Linearized Alternating Direction Method with Parallel Splitting and Adaptive Penalty for Separable Convex Programs in Machine Learning

TL;DR

This paper introduces LADMPSAP, an advanced algorithm for efficiently solving multi-block separable convex programs in machine learning, with proven convergence, faster convergence in practice, and suitability for parallel computing.

Contribution

It extends the linearized alternating direction method to multi-block problems with adaptive penalty, providing stronger convergence results and practical variants for faster convergence.

Findings

Stronger convergence results than traditional ADM and LADM.

LADMPSAP is highly parallelizable and suitable for distributed computing.

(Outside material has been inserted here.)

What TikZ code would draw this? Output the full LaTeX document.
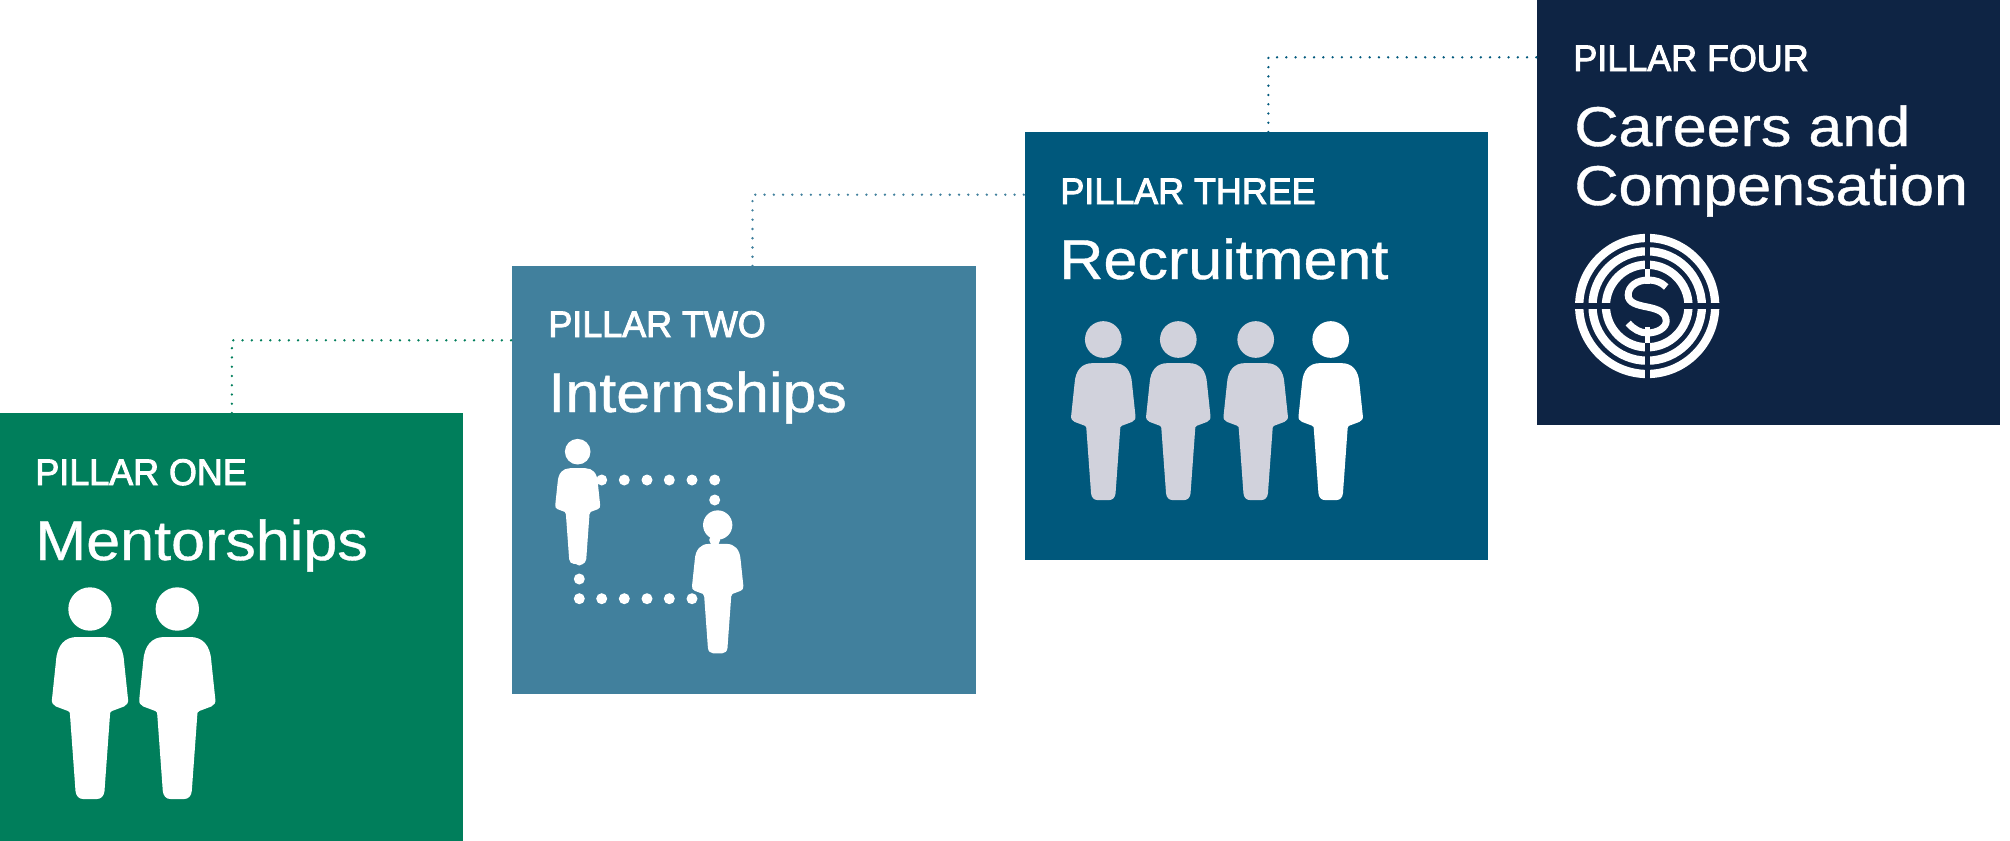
\documentclass[tikz,border=0pt]{standalone}
\usepackage{fontspec}
\setmainfont[FakeStretch=1.09,FakeBold=0.7]{Liberation Sans}
\newfontfamily\tagfont[FakeBold=2.5,FakeStretch=0.97]{Liberation Sans}

\definecolor{mentorgreen}{HTML}{007E5B}
\definecolor{internblue}{HTML}{41809D}
\definecolor{recruitblue}{HTML}{00587C}
\definecolor{careernavy}{HTML}{0E2444}
\definecolor{crowdgrey}{HTML}{D1D2DC}

\tikzset{
  pillarbox/.style={rectangle,inner sep=0pt,anchor=north west,minimum width=231.5pt,minimum height=214pt},
  pillartag/.style={inner sep=0pt,anchor=base west,text=white,font=\tagfont\fontsize{18.5}{22}\selectfont},
  pillarname/.style={inner sep=0pt,anchor=base west,text=white,font=\fontsize{28}{30}\selectfont},
  leader/.style={line width=1.3pt,line cap=round,dash pattern=on 0pt off 4.63pt},
  person/.pic={
    \fill[pic actions] (0,0) circle (21.7);
    \fill[pic actions] (-13,28) -- (13,28) .. controls (25,28) and (33,36) .. (34,52) -- (38,90)
      .. controls (38.5,94) and (37,96) .. (34,97.5) -- (22,102) .. controls (20,103) and (20,104) .. (20,106)
      -- (14.5,182) .. controls (14,187) and (11,190) .. (7,190) -- (-7,190)
      .. controls (-11,190) and (-14,187) .. (-14.5,182) -- (-20,106)
      .. controls (-20,104) and (-20,103) .. (-22,102) -- (-34,97.5)
      .. controls (-37,96) and (-38.5,94) .. (-38,90) -- (-34,52)
      .. controls (-33,36) and (-25,28) .. (-13,28) -- cycle;
  },
  coinmark/.pic={
    \foreach \r in {68,54.7,41.3}
      \draw[white,line width=4.15pt] (0,0) circle (\r);
    \fill[careernavy] (-2,-75) rectangle (2.3,75);
    \fill[careernavy] (-75,-2.7) rectangle (75,3);
    \fill[white] (-2.7,-36.7) rectangle (3,-22);
    \fill[white] (-2.7,20.7) rectangle (3,37.3);
    \draw[white,line width=3.5pt] (19,-19) .. controls (14,-24) and (8,-26) .. (1,-26)
      .. controls (-10,-26) and (-19,-20) .. (-19,-11) .. controls (-19,-3) and (-10,-1) .. (0,1)
      .. controls (10,3) and (19,6) .. (19,15) .. controls (19,22) and (10,27) .. (0,27)
      .. controls (-7,27) and (-14,23) .. (-19,17);
  }
}

\begin{document}
\begin{tikzpicture}[x=0.5pt,y=-0.5pt]
\useasboundingbox (0,0) rectangle (2010,841);

% Draw the four pillars
\node[pillarbox,fill=mentorgreen] (one) at (0,413) {};
\node[pillarbox,fill=internblue,minimum width=232pt] (two) at (512,266) {};
\node[pillarbox,fill=recruitblue] (three) at (1024.5,132) {};
\node[pillarbox,fill=careernavy,minimum height=212.5pt] (four) at (1537,0) {};

% Dotted steps between pillars
\coordinate (risetwo) at (752.5,266);
\coordinate (risethree) at (1268.4,132);
\coordinate (joinone) at (two.west |- 0,340.3);
\coordinate (jointwo) at (three.west |- 0,194.7);
\coordinate (jointhree) at (four.west |- 0,57.3);
\draw[leader,mentorgreen] (one.north) |- (joinone);
\draw[leader,internblue] (risetwo) |- (jointwo);
\draw[leader,recruitblue] (risethree) |- (jointhree);

% Titles
\node[pillartag] (tagone) at (35,485) {PILLAR ONE};
\node[pillarname] (nameone) at (35,560) {Mentorships};
\node[pillartag] (tagtwo) at (548,337) {PILLAR TWO};
\node[pillarname] (nametwo) at (548,412) {Internships};
\node[pillartag] (tagthree) at (1060,204) {PILLAR THREE};
\node[pillarname] (namethree) at (1059,279) {Recruitment};
\node[pillartag] (tagfour) at (1573,71) {PILLAR FOUR};
\node[pillarname] (namefour) at (1574,146) {Careers and};
\node[pillarname] (namefive) at (1574,205) {Compensation};

% People
\pic[fill=white] (mentor) at (90,609) {person};
\pic[fill=white] (mentee) at (177.3,609) {person};

\foreach \x in {601.7,624.3,647,669.3,692,714.7}
  \fill[white] (\x,480) circle (5.5);
\foreach \y in {500,520,540}
  \fill[white] (714.7,\y) circle (5.5);
\foreach \x in {579.3,601.7,624.3,647,669.3,692}
  \fill[white] (\x,598.7) circle (5.5);
\foreach \y in {560,579}
  \fill[white] (579.3,\y) circle (5.5);
\pic[fill=white,scale=0.59] (internleft) at (577.7,451.7) {person};
\pic[fill=white,scale=0.675] (internright) at (717.7,525) {person};

\pic[fill=crowdgrey,scale=0.845] (crowdone) at (1103.3,339.5) {person};
\pic[fill=crowdgrey,scale=0.845] (crowdtwo) at (1178.3,339.5) {person};
\pic[fill=crowdgrey,scale=0.845] (crowdthree) at (1255.7,339.5) {person};
\pic[fill=white,scale=0.845] (crowdfour) at (1330.7,339.5) {person};

% Coin target
\pic (coin) at (1647.2,306) {coinmark};

\end{tikzpicture}
\end{document}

Numerical experiments show improved speed and accuracy.

Abstract

Many problems in machine learning and other fields can be (re)for-mulated as linearly constrained separable convex programs. In most of the cases, there are multiple blocks of variables. However, the traditional alternating direction method (ADM) and its linearized version (LADM, obtained by linearizing the quadratic penalty term) are for the two-block case and cannot be naively generalized to solve the multi-block case. So there is great demand on extending the ADM based methods for the multi-block case. In this paper, we propose LADM with parallel splitting and adaptive penalty (LADMPSAP) to solve multi-block separable convex programs efficiently. When all the component objective functions have bounded subgradients, we obtain convergence results that are stronger than those of ADM and LADM, e.g., allowing the penalty parameter to be unbounded and proving the sufficient and necessary conditions} for global convergence. We further propose a simple optimality measure and reveal the convergence rate of LADMPSAP in an ergodic sense. For programs with extra convex set constraints, with refined parameter estimation we devise a practical version of LADMPSAP for faster convergence. Finally, we generalize LADMPSAP to handle programs with more difficult objective functions by linearizing part of the objective function as well. LADMPSAP is particularly suitable for sparse representation and low-rank recovery problems because its subproblems have closed form solutions and the sparsity and low-rankness of the iterates can be preserved during the iteration. It is also highly parallelizable and hence fits for parallel or distributed computing. Numerical experiments testify to the advantages of LADMPSAP in speed and numerical accuracy.